19th Century

The 19th century sees an even greater amount of documentary evidence of life in the town becoming available as central government delegated the management of health, education, sanitation, etc. to local authorities. This documentation provides us with a detailed insight into the social conditions existing within the parish – particularly during the latter half of the century. The century begins with the infamous Sutherland Clearances, and ends with the first small steps being taken to promote tourism in the area.

The Clearances

The parish of Dornoch suffered less extensively from the clearances carried out on behalf of Elizabeth, Countess of Sutherland and her husband, the Marquis of Stafford (later 1st Duke of Sutherland whose statue stands atop Beinn a Bhragaidh). The nearby estate of Skelbo was cleared, and families that had been removed from other parts of the county found refuge in Dornoch itself, particularly in the area now known as Littletown.

Embo was one of several coastal settlements which took in cleared families during the Clearances. In an attempt to encourage the now landless crofters to take-up fishing, the Marquis of Stafford built harbours along the eastern coast of the county. Embo's harbour is now unused but you can still see the village's herring heritage in the layout of its older streets.

The 1809 Meikle Ferry disaster

For centuries the Meikle Ferry, which followed a line roughly 200 metres inland from the current-day Dornoch Firth Bridge, was the only route south without a long overland journey. In 1809 this busy ferry route became the scene of a tragic disaster. It was a disaster on an unprecedented scale for south-east Sutherland: few families in the area were unaffected by the catastrophe which highlighted the dangers of travel at the time.

On 16 August 1809 more than one hundred people boarded the ferry at the Dornoch end. Some were carrying goods and stock to sell at the Tain Fair, others had money with them to pay into the Bank of Tain. The conditions were calm but the boat was dangerously low in the water. As the overcrowded boat turned broadside to the tide, it became swamped and sank almost immediately.

More than half of the ninety-nine people who drowned that day were from Dornoch parish. Dozens of families, like the ferryman's own widow and nine children, were left destitute and without income. News of their suffering travelled a surprising distance. Within two years a disaster relief fund had raised an incredible £2,900, more than half of which came from soldiers and emigrants far away in India and South Africa.

Life within the parish

The 19th century was a period of great change for Dornoch. By 1815 many improvements had been made to the town: the route of the old burn had been diverted; feal-houses (turf roofed) were cleared from the vicinity of Castle Close; the old Tolbooth and Council House had been demolished; and the Jail and Council Chamber relocated to the refurbished Bishop’s Palace.

Between 1835 and 1837 major, and somewhat controversial, repairs were made to the Cathedral by the Countess of Sutherland. Nevertheless, there were still regular escapes from the county jail, cholera briefly threatened the community and there was an outbreak of smallpox in the town. Poverty and poor housing were widespread and well-intentioned attempts were made by the parochial Board to alleviate the suffering – to little avail.

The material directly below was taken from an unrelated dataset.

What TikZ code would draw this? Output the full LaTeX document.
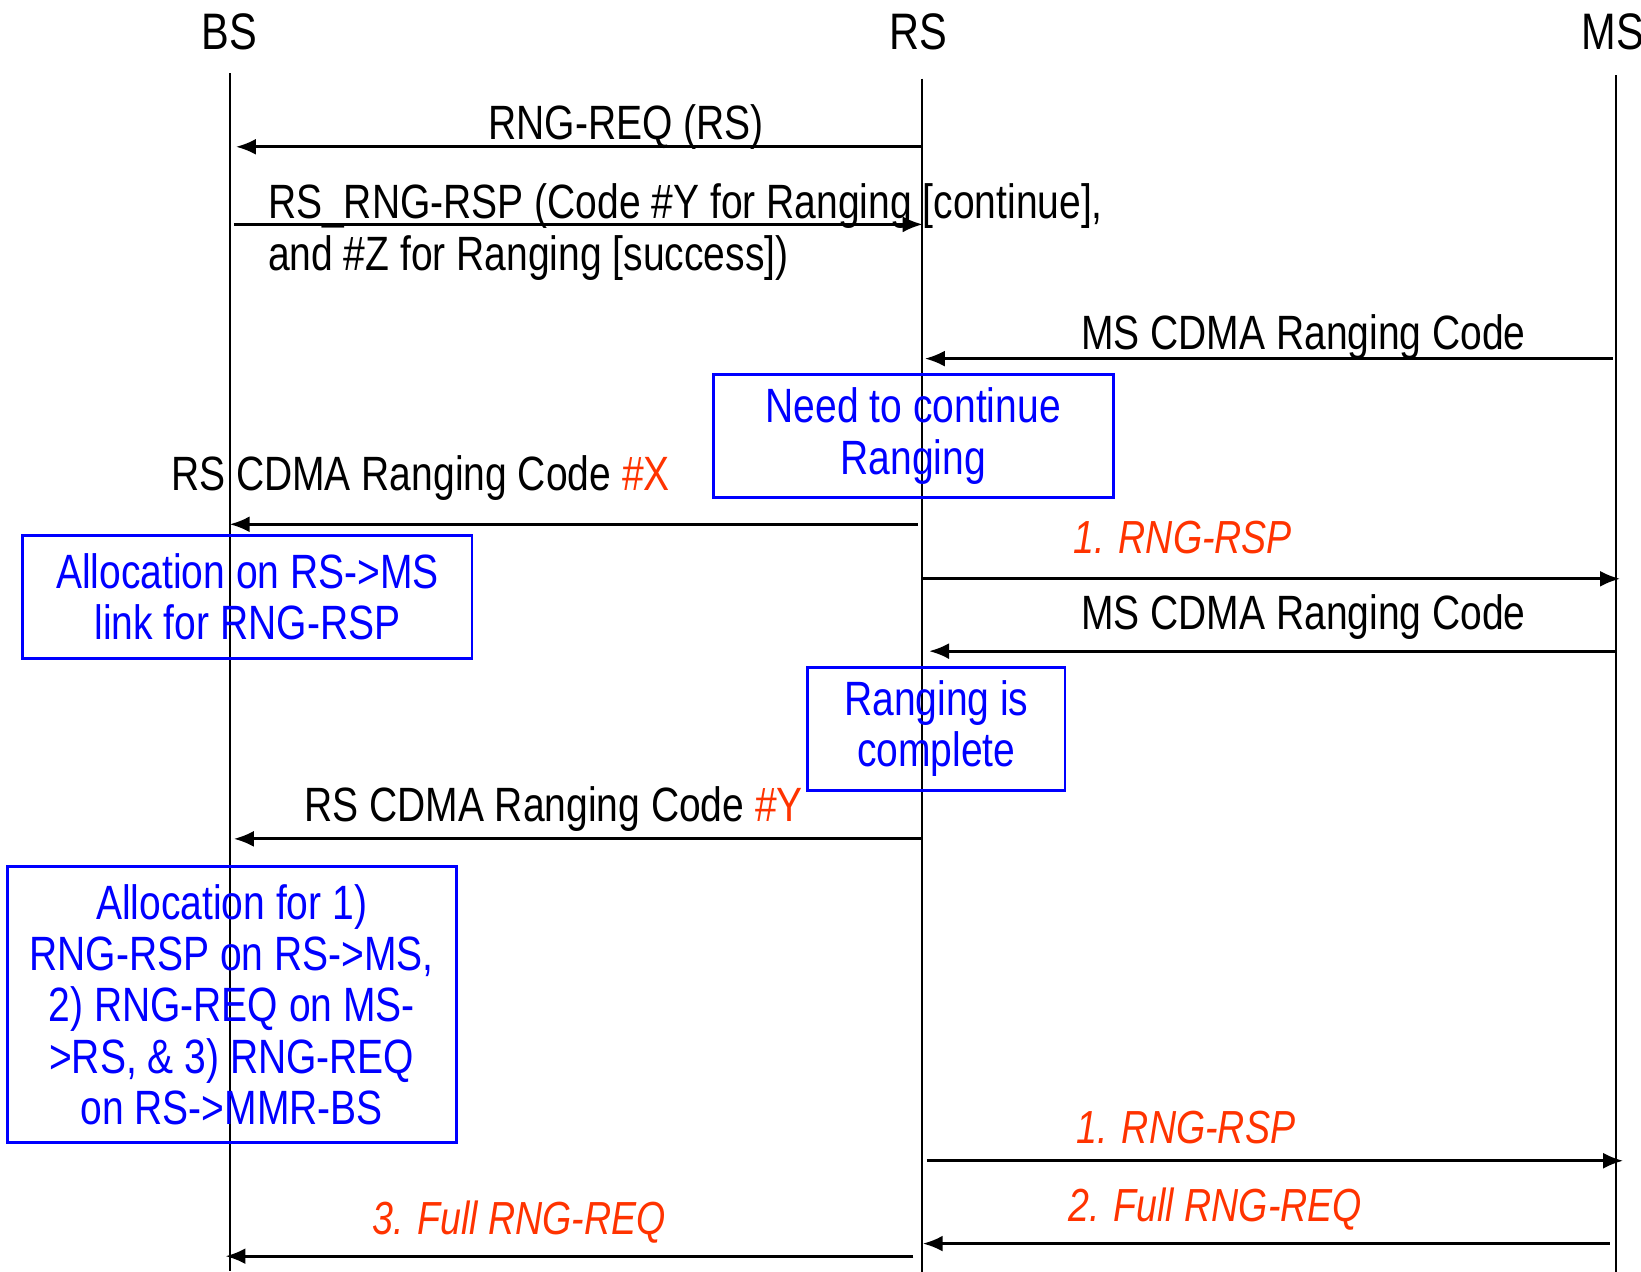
\documentclass[tikz,border=0pt]{standalone}
\usepackage{fontspec}
\setmainfont{Liberation Sans}[FakeStretch=0.81]
\usetikzlibrary{arrows.meta}
\definecolor{codered}{RGB}{255,51,0}
\definecolor{noteblue}{RGB}{0,0,255}

\begin{document}
\begin{tikzpicture}
	[x=0.01048cm, y=-0.01048cm, >={Latex[length=2mm,width=1.6mm]},
	life/.style={line width=0.5pt},
	msg/.style={->, line width=0.8pt},
	head/.style={anchor=base, inner sep=0pt, font=\fontsize{14.6}{15.6}\selectfont},
	lbl/.style={anchor=base, inner sep=0pt, font=\fontsize{13.7}{14.9}\selectfont},
	red/.style={lbl, text=codered, font=\fontsize{13.2}{14.4}\selectfont\itshape},
	note/.style={draw=noteblue, line width=0.8pt, text=noteblue, align=center,
		inner sep=0pt, font=\fontsize{13.7}{14.6}\selectfont}]
\useasboundingbox (0,0) rectangle (1565,1213);

% entities
\node[head](bs) at (219,47) {BS};
\node[head](rs) at (876,47) {RS};
\node[head](ms) at (1538,47) {MS};

\coordinate (bs_top) at (219,70);  \coordinate (bs_bot) at (219,1212);
\coordinate (rs_top) at (879,75);  \coordinate (rs_bot) at (879,1215);
\coordinate (ms_top) at (1541,72); \coordinate (ms_bot) at (1541,1213);
\draw[life] (bs_top) -- (bs_bot);
\draw[life] (rs_top) -- (rs_bot);
\draw[life] (ms_top) -- (ms_bot);

% notes
\node[note, minimum width=4.00cm, minimum height=1.23cm](cont) at (871,416)
	{Need to continue\\Ranging};
\node[note, minimum width=4.49cm, minimum height=1.23cm](alloc1) at (236,569)
	{Allocation on RS->MS\\link for RNG-RSP};
\node[note, minimum width=2.57cm, minimum height=1.23cm](done) at (893,695)
	{Ranging is\\complete};
\node[note, minimum width=4.49cm, minimum height=2.76cm](alloc2) at (221,958)
	{Allocation for 1)\\RNG-RSP on RS->MS,\\2) RNG-REQ on MS-\\>RS, \& 3) RNG-REQ\\on RS->MMR-BS};

% messages
\coordinate (m1a) at (880,140);  \coordinate (m1b) at (225,140);
\coordinate (m2a) at (223,214);  \coordinate (m2b) at (880,214);
\coordinate (m3a) at (1538,342); \coordinate (m3b) at (882,342);
\coordinate (m4a) at (875,500);  \coordinate (m4b) at (219,500);
\coordinate (m5a) at (880,552);  \coordinate (m5b) at (1545,552);
\coordinate (m6a) at (1541,621); \coordinate (m6b) at (886,621);
\coordinate (m7a) at (878,800);  \coordinate (m7b) at (223,800);
\coordinate (m8a) at (884,1107); \coordinate (m8b) at (1548,1107);
\coordinate (m9a) at (1535,1186); \coordinate (m9b) at (880,1186);
\coordinate (m10a) at (871,1198); \coordinate (m10b) at (215,1198);

\draw[msg] (m1a) -- (m1b);
\draw[msg] (m2a) -- (m2b);
\draw[msg] (m3a) -- (m3b);
\draw[msg] (m4a) -- (m4b);
\draw[msg] (m5a) -- (m5b);
\draw[msg] (m6a) -- (m6b);
\draw[msg] (m7a) -- (m7b);
\draw[msg] (m8a) -- (m8b);
\draw[msg] (m9a) -- (m9b);
\draw[msg] (m10a) -- (m10b);

% labels
\node[lbl](l1) at (597,133) {RNG-REQ (RS)};
\node[lbl, anchor=base west, align=left](l2) at (255,258)
	{RS\_RNG-RSP (Code \#Y for Ranging [continue],\\and \#Z for Ranging [success])};
\node[lbl](l3) at (1243,333) {MS CDMA Ranging Code};
\node[lbl](l4) at (401,468) {RS CDMA Ranging Code {\color{codered}\#X}};
\node[red](l5) at (1128,528) {1. RNG-RSP};
\node[lbl](l6) at (1243,600) {MS CDMA Ranging Code};
\node[lbl](l7) at (528,783) {RS CDMA Ranging Code {\color{codered}\#Y}};
\node[red](l8) at (1131,1091) {1. RNG-RSP};
\node[red](l9) at (1159,1165) {2. Full RNG-REQ};
\node[red](l10) at (495,1177) {3. Full RNG-REQ};

\end{tikzpicture}
\end{document}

However the latter half of the century saw the local council assume a greater responsibility for social and economic conditions within Dornoch, and by the beginning of the 20th century health, housing and sanitation had improved considerably.

The development of tourism

In 1877 Dornoch Town Council granted permission for the Sutherland Golfing Society to play golf on the town links. This was the start of a long – and mutually beneficial – association between the town and the game of golf: today golf is the most important component of the town’s thriving tourist industry.

Council records also show that local inhabitants became aware of the town’s potential as a tourist resort.

Many locals began erecting new houses for the summer visitors, while a number of non-residents built holiday homes for themselves.

Attempts were made (unsuccessfully at first) to connect Dornoch with the main Highland Railway branch-line in order to make the town more accessible to visitors, and a new hotel was built in the town’s main square. The presence of Andrew Carnegie at nearby Skibo Castle (from 1898) enhanced Dornoch’s reputation as a desirable holiday destination for the wealthier classes.